The most common mistakes on the shooting ground (and how to correct them)
Tony Bracci looks at what you're likely to be doing wrong - and gives advice on how to get it right
So not long now until you can get out on the clayshooting ground (29th March) and smash some clays. Most of us want will want to improve our shooting by addressing the common shooting mistakes we know we make.
Follow these tips from Bisley instructor Tony Bracci and you’ll improve your technique on the clay ground and be better prepared for the next gameshooting season too.
Common shooting mistakes
Footwork in shooting is crucial to the movement of our body, as it is in any sport. It enables us to have a free moving swing and move the gun on the right line. Your feet should be set so that your body is in a neutral and relaxed position where you’re going to take your shot. One of the common shooting mistakes we see is shooters setting their feet up where the target comes out and having to force their body to the position they wish to shoot in. This causes strain to the body that slows the swing and can also pull you off line.
This is most evident on a long crosser. Imagine setting your feet pointing to the far right on a right-to-left crosser. By the time you’ve got to the kill point you would find your body getting tighter, which is not going to help with your follow through. The right way would be to start with your feet at the kill point and rotate your body back to the pick-up point. Then your body will move freely and smoothly to the kill point and follow through without any strain.
Hold points and pick up points
Whether shooting gun up or gun down, hold the muzzles on the line the bird is travelling on. We often see very neutral hold points, which then involve a lot of effort to move the gun onto the line the bird is traveling on. This causes an erratic swing and the shot to be taken much later than is ideal. The pick-up point and the hold point don’t have to be the same. You should know where the target comes into view but it may be better to hold the gun further out on the line. Try to visualise the line the target is travelling on, plan where you are going to shoot and move your hold point to give you enough time and space to shoot at the sweet spot. Then look to the pick-up point and let the target come to you and mount as it comes to your hold point.
Swing and method
Sounds straight forward, but we see a lot of shooters with faults in these areas. Swing should be smooth and consistent throughout the shot. It is not good for a Gun’s consistency to speed up or slow down, or go slow for one shot and fast for the next.
If the swing is too fast it is much harder to control the line; too slow and it allows you too much time to look at the gun and measure. You have to find what suits you, whether it’s swing through, pull away or maintained lead. They all work. It is fine to use different methods over a round of sporting targets but we often see shooters using different methods on the same target and this is most definitely bad for your consistency and your scores.
Mount and Fit
These go together. It is hard to mount an ill-fitting gun well but your mount has to be consistent to have a gun fit. You should be able to mount the gun with your eyes closed in front of a mirror and when you open them your eye should be sitting straight down the rib every time. The mount should be to your cheek without any movement from the head. Your head and body should already be in the ready position. When you mount the gun to your cheek, if your ready position is correct it will also go consistently into your shoulder pocket.

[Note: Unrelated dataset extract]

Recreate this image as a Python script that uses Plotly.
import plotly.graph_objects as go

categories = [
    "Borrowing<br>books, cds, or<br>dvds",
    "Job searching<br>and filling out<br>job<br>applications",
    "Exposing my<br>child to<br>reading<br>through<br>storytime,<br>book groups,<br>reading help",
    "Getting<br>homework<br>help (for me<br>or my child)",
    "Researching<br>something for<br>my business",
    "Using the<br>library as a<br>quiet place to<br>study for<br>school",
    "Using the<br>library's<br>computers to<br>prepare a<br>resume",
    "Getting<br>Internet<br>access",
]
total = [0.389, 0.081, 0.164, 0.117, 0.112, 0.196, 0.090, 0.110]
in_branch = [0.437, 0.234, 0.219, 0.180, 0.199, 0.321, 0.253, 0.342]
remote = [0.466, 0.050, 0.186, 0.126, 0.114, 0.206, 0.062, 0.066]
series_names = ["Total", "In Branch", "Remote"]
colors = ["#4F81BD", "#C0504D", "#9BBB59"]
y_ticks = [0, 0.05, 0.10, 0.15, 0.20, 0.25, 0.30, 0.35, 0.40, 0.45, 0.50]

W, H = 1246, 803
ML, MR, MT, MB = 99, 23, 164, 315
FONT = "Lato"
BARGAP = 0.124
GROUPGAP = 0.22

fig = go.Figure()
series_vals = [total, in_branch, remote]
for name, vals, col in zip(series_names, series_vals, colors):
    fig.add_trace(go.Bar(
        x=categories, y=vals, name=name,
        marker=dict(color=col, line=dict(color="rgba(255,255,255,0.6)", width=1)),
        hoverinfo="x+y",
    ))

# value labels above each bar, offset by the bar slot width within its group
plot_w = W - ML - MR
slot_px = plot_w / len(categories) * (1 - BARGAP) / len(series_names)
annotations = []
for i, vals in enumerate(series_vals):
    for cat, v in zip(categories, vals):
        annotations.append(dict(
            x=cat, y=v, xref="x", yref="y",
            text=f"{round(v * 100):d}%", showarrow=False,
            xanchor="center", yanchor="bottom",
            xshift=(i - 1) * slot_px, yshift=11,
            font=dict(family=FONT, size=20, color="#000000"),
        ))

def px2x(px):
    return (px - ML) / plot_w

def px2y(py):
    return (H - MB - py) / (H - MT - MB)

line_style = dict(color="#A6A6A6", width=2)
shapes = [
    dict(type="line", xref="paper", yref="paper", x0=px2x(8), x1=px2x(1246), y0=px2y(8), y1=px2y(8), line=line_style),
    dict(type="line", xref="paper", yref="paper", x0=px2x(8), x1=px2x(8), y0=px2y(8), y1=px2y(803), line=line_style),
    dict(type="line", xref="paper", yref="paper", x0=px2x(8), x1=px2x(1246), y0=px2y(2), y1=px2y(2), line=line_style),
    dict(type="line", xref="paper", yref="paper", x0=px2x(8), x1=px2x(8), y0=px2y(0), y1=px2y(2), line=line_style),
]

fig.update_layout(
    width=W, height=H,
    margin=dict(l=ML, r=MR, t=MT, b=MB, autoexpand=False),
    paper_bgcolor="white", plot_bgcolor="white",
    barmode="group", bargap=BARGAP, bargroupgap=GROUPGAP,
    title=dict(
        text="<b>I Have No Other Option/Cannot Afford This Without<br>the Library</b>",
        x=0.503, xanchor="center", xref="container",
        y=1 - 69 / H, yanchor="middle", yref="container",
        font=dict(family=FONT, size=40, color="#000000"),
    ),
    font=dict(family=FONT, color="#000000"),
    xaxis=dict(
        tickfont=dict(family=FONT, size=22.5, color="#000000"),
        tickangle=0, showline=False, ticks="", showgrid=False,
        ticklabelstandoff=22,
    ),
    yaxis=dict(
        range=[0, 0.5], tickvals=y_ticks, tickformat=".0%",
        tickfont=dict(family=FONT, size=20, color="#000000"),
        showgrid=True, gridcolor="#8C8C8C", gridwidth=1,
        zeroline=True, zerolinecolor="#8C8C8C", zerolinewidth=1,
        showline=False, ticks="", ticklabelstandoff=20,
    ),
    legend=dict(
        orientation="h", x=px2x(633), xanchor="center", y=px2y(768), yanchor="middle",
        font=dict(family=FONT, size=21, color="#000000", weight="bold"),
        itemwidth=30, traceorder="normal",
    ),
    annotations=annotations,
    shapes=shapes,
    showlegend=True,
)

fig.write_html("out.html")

We see a lot of guns that are too low in the comb, but rarely see guns that are too high. A shotgun with a comb that is too low will force the shooter to lift their head to see over the back of the action. This causes inconsistencies, the head not quite being in the same place each time.
This subject stirs up a lot of opinions with instructors and shooters alike. A good coach should have an open mind to deal with each client individually to find a solution. Shooting with two eyes open will give the best long-term results. This way we can judge speed, distance and angles better, reduce perception of forward allowance and greater peripheral vision. The only downside is the focus on the barrel position is vague, but we shouldn’t be looking at the barrels anyway. If you think you have a cross-dominance issue a small patch on your shooting glasses can work very well. Changing shoulders helps clients but not others, but we do see shooters changing shoulders and still closing an eye. The only reason to change shoulders is to have the ability to keep both eyes open. The main hurdle in this area is that some shooters like to look at the barrels; this detracts the focus that should be 100% on the target. The shotgun is not a precision weapon, it’s not something we aim but rather we swing on the same line as a moving target and try to shoot instinctively.

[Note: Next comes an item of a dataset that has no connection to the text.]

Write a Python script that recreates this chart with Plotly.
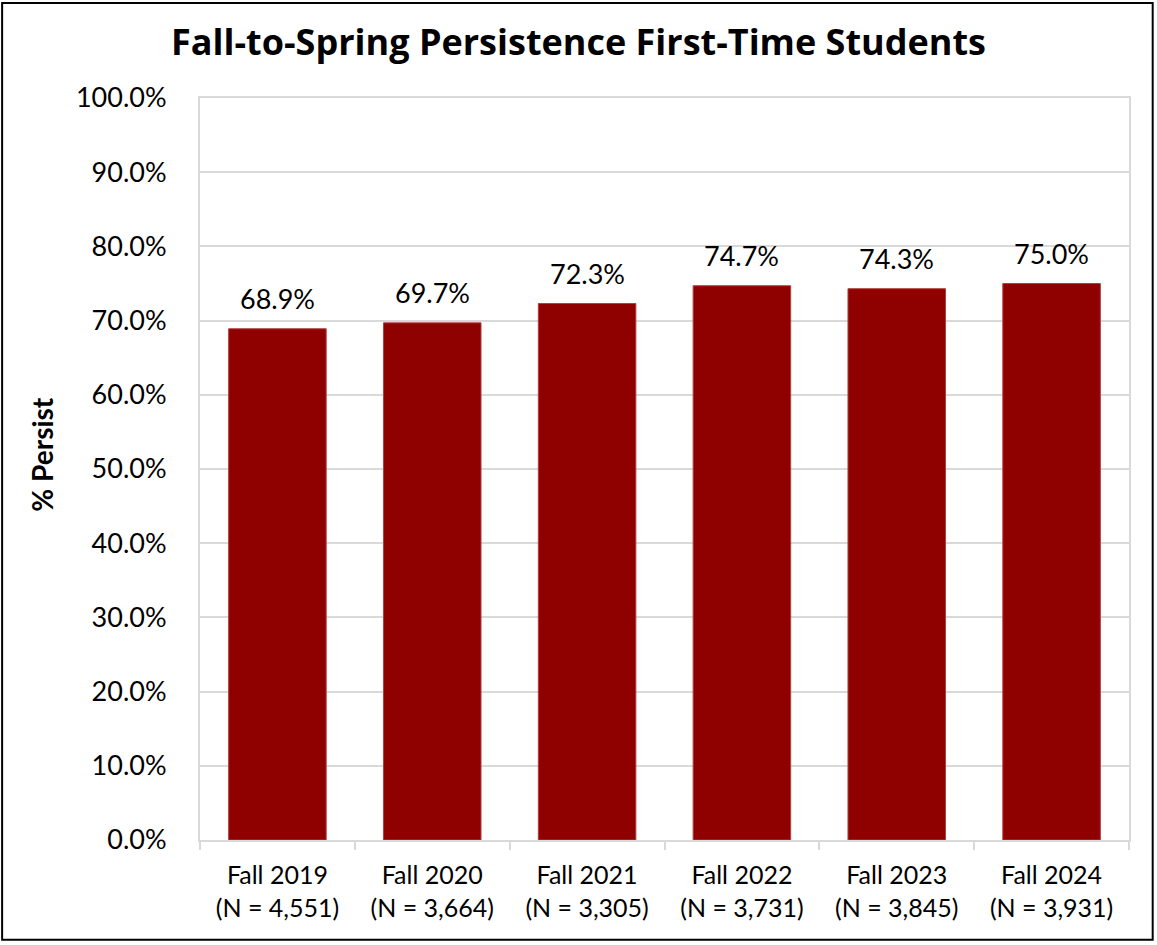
import plotly.graph_objects as go

terms = ["Fall 2019", "Fall 2020", "Fall 2021", "Fall 2022", "Fall 2023", "Fall 2024"]
headcounts = ["4,551", "3,664", "3,305", "3,731", "3,845", "3,931"]
persist = [0.689, 0.697, 0.723, 0.747, 0.743, 0.750]

labels = [f"{t}<br>(N = {n})" for t, n in zip(terms, headcounts)]

FONT = "Lato"

fig = go.Figure()

fig.add_trace(
    go.Bar(
        x=labels,
        y=persist,
        marker_color="#8F0000",
        marker_line_color="#B04040",
        marker_line_width=1,
        hoverinfo="skip",
    )
)

# value labels sitting a little above each bar
for lab, val in zip(labels, persist):
    fig.add_annotation(
        x=lab,
        y=val,
        text=f"{val:.1%}",
        showarrow=False,
        yanchor="bottom",
        yshift=12,
        font=dict(family=FONT, size=27, color="black"),
    )

fig.update_layout(
    width=1157,
    height=945,
    margin=dict(l=200, r=28, t=98, b=105),
    paper_bgcolor="white",
    plot_bgcolor="white",
    showlegend=False,
    bargap=0.37,
    font=dict(family=FONT, color="black"),
    title=dict(
        text="<b>Fall-to-Spring Persistence First-Time Students</b>",
        x=0.5,
        xanchor="center",
        y=0.955,
        yanchor="middle",
        font=dict(family="Open Sans", size=36, color="black"),
    ),
)

fig.update_yaxes(
    range=[0, 1],
    dtick=0.1,
    tickformat=".1%",
    tickfont=dict(family=FONT, size=27),
    showgrid=True,
    gridcolor="#D9D9D9",
    gridwidth=2,
    showline=True,
    linecolor="#D9D9D9",
    linewidth=2,
    mirror=True,
    ticks="",
    ticklabelstandoff=26,
    zeroline=False,
)

fig.update_xaxes(
    tickson="boundaries",
    ticks="outside",
    ticklen=8,
    tickwidth=2,
    tickcolor="#D9D9D9",
    tickfont=dict(family=FONT, size=25),
    ticklabelstandoff=12,
    showgrid=False,
    showline=True,
    linecolor="#D9D9D9",
    linewidth=2,
    mirror=True,
)

fig.add_annotation(
    text="<b>% Persist</b>",
    xref="paper",
    yref="paper",
    x=-0.19,
    y=0.52,
    textangle=-90,
    showarrow=False,
    font=dict(family=FONT, size=28, color="black"),
)

# outer frame around the whole chart
fig.add_shape(
    type="rect",
    xref="paper",
    yref="paper",
    x0=-0.213,
    x1=1.0255,
    y0=-0.1345,
    y1=1.128,
    line=dict(color="black", width=2),
    layer="below",
)

fig.write_html(
    "out.html",
    config={"displayModeBar": False},
    post_script="document.body.style.margin='0px';",
)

See-sawing with the muzzles is one of the most common shooting mistakes made when mounting the gun. As shooters bring the gun up into the shoulder, they drop the muzzles down under the flight line of the target, and then rush to bring it back up and chase the target.
While mounting, the muzzles should not drop at all but remain just slightly under the flight line of the clay/bird but moving onto the bird at the same time. No matter which technique you are using those muzzles must stay on line at all times.
If you learn to mount into the cheek before the gun enters the shoulder as it should be done, this will help to eliminate the problem. Also stop lifting the gun with the back-hand only while balancing it on the front hand. Use both hands to lift the gun parallel.